To those who answer the question in this way it appears that Christians throughout life are subject to the tension that accompanies obedience to two authorities who do not agree yet must be obeyed…Hence man is seen as subject to two moralities , and as a citizen of two worlds that are not only discontinous with each other but largely opposed. In the polarity and tension of Christ and culture life must be lived precarioulsy and sinfully in the hope of a justificaton which lies beyond history. Luther may be regarded as the greatest representitive of this type, yet many a Christian who is not otherwise a Lutheran finds himself compelled to solve the problem in this way.
Christ & Culture, H. Richard Niebuhr, pg 42-43

In this model, Christians are a part of two distinct worlds that seldom overlap. The Christian alone cannot reconcile this paradox and relies on God’s grace and mercy to forgive him for what he must do to survive in this world.
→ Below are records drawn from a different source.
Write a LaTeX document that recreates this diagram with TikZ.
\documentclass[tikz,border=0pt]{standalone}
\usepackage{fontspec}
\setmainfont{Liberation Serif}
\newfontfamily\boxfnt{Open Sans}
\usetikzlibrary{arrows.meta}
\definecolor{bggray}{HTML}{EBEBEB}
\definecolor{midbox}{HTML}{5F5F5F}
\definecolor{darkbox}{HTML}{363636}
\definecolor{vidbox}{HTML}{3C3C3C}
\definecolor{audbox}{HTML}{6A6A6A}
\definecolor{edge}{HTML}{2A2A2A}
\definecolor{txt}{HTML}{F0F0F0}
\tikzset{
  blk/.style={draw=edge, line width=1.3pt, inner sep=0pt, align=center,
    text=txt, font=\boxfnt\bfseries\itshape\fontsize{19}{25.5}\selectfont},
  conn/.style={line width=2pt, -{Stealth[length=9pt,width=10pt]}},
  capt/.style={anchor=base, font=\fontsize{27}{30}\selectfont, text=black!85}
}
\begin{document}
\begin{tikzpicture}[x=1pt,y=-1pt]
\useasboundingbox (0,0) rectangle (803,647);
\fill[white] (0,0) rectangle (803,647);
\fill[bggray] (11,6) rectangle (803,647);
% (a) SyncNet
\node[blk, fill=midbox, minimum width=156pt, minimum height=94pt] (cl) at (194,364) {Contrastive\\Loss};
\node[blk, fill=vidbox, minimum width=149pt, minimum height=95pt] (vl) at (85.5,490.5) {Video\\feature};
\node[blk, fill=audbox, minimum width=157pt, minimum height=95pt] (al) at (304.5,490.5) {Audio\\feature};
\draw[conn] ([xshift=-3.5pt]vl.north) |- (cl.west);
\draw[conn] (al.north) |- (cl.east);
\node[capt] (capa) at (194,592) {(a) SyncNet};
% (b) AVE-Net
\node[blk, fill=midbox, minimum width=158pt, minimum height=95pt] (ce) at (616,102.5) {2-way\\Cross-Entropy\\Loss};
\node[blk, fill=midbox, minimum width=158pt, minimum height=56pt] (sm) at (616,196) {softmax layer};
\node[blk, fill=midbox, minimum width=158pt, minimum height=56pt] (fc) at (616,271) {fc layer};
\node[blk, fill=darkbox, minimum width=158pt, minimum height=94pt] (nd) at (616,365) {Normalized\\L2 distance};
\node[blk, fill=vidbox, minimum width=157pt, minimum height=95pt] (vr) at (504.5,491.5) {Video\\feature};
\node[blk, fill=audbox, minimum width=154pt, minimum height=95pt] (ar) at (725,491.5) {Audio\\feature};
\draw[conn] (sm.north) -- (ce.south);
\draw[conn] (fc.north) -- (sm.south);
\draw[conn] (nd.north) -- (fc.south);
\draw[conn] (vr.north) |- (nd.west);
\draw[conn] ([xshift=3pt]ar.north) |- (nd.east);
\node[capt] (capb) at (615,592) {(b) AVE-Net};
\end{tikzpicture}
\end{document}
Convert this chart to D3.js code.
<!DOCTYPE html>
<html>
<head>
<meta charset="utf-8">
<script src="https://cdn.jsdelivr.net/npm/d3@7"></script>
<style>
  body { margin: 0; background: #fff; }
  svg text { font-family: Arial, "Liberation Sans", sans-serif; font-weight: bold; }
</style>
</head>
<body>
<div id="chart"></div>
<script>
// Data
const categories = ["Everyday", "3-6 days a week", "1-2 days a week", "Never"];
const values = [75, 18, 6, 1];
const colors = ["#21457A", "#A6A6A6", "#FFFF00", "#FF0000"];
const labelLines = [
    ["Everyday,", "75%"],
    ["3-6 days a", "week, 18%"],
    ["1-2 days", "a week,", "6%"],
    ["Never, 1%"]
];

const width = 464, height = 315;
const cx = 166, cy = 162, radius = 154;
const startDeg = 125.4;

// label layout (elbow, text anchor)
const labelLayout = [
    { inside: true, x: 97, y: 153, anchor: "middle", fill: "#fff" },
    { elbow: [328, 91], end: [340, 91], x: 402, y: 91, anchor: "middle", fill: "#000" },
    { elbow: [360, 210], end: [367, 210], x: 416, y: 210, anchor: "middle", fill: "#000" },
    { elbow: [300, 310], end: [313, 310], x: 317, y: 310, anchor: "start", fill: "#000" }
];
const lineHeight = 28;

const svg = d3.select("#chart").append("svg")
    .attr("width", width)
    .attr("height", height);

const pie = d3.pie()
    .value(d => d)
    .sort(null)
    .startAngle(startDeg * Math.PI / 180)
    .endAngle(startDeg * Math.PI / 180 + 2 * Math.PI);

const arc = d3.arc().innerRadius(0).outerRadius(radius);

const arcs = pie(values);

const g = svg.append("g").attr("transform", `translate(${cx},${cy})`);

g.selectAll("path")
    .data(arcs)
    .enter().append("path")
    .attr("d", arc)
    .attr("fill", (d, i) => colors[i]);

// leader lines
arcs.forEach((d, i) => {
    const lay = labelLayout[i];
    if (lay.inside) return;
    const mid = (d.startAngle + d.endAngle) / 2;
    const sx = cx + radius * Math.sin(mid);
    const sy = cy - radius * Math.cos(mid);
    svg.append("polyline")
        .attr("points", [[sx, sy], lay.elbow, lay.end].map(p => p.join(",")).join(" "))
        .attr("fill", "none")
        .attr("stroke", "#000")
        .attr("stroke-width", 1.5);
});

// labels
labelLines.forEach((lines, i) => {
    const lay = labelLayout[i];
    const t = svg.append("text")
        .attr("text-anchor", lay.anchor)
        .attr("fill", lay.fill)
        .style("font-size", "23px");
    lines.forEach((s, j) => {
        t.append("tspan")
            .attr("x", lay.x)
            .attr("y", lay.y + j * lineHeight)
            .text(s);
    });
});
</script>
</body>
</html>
This balancing act will sometimes lead to paradox: as Christians under grace, we should not return harm for harm, but in time of war, we may rightly be ordered to take up arms, if it is the only way of limiting greater evil. Yet if a leader is wrong, in the sense of commanding us to do something contrary to God’s law, we are not bound to obey “for it is no one’s duty to do wrong; we must obey God (who desires the right) rather than men (Acts 5:29).”

— Angus J. L. Menuge, “Niebuhr’s Christ and Culture Reexamined” (1999) Christ and Culture in Dialogue via Issues, Etc.

The Christian is called to improve his world via the example given by Christ, however, the world often does not accept that behavior as satisfactory. Whether it be a king cajoling his army or a president rallying a nation to war, the Christian often has to dirty his hands in this world and hope for forgiveness in the next.

Christ the Transformer of Culture:

Finally, as the fifth type in the general series and as the third of the meditaing answers, there is the conversionist solution. Those who offer it understand with the members of the first and the fourth groups that human nature is fallen or perverted, and that this perversion not only appears in culture but is transmitted by it…Yet the antithesis does not lead either to Christian separation from the world as in the first group, or to mere endurance as in the fourth. Christ is seen as the converter of man in his culture and society, not apart from these, for there is no nature without culture and no turning of men from self and idols to God save in society. It was in Augustine that the great outlines of this answer seem to be offered; John Calvin makes it explicit; many others are associated with these two.
Christ & Culture, H. Richard Niebuhr, pg43

Of all the views, this is the most optimistic. Man alone cannot transform culture, but man’s efforts and God’s grace can. Culture is seen as a vehicle to spread the teachings of Christ. If culture is ‘infected’ with sin, then this group sees themselves as a ‘good infection’ to counter it.

One of the first to consider this theory was Augustine, who used Rome, previously the seat of a pagan empire turned into the seat of the church, as the shining example.

Through The Glass Darkly

It is my sincere hope that these examples help to bring some distinction to the broad religion known as ‘Christianity’ for you. Even life long Christians should find some worth to seeing their church examined under Niebuhr’s lens. As I stated before, no denomination will show one type to the exclusion of all others. Each denomination contains sub cultures that will feature traits that contradict those of the ‘mother’ church.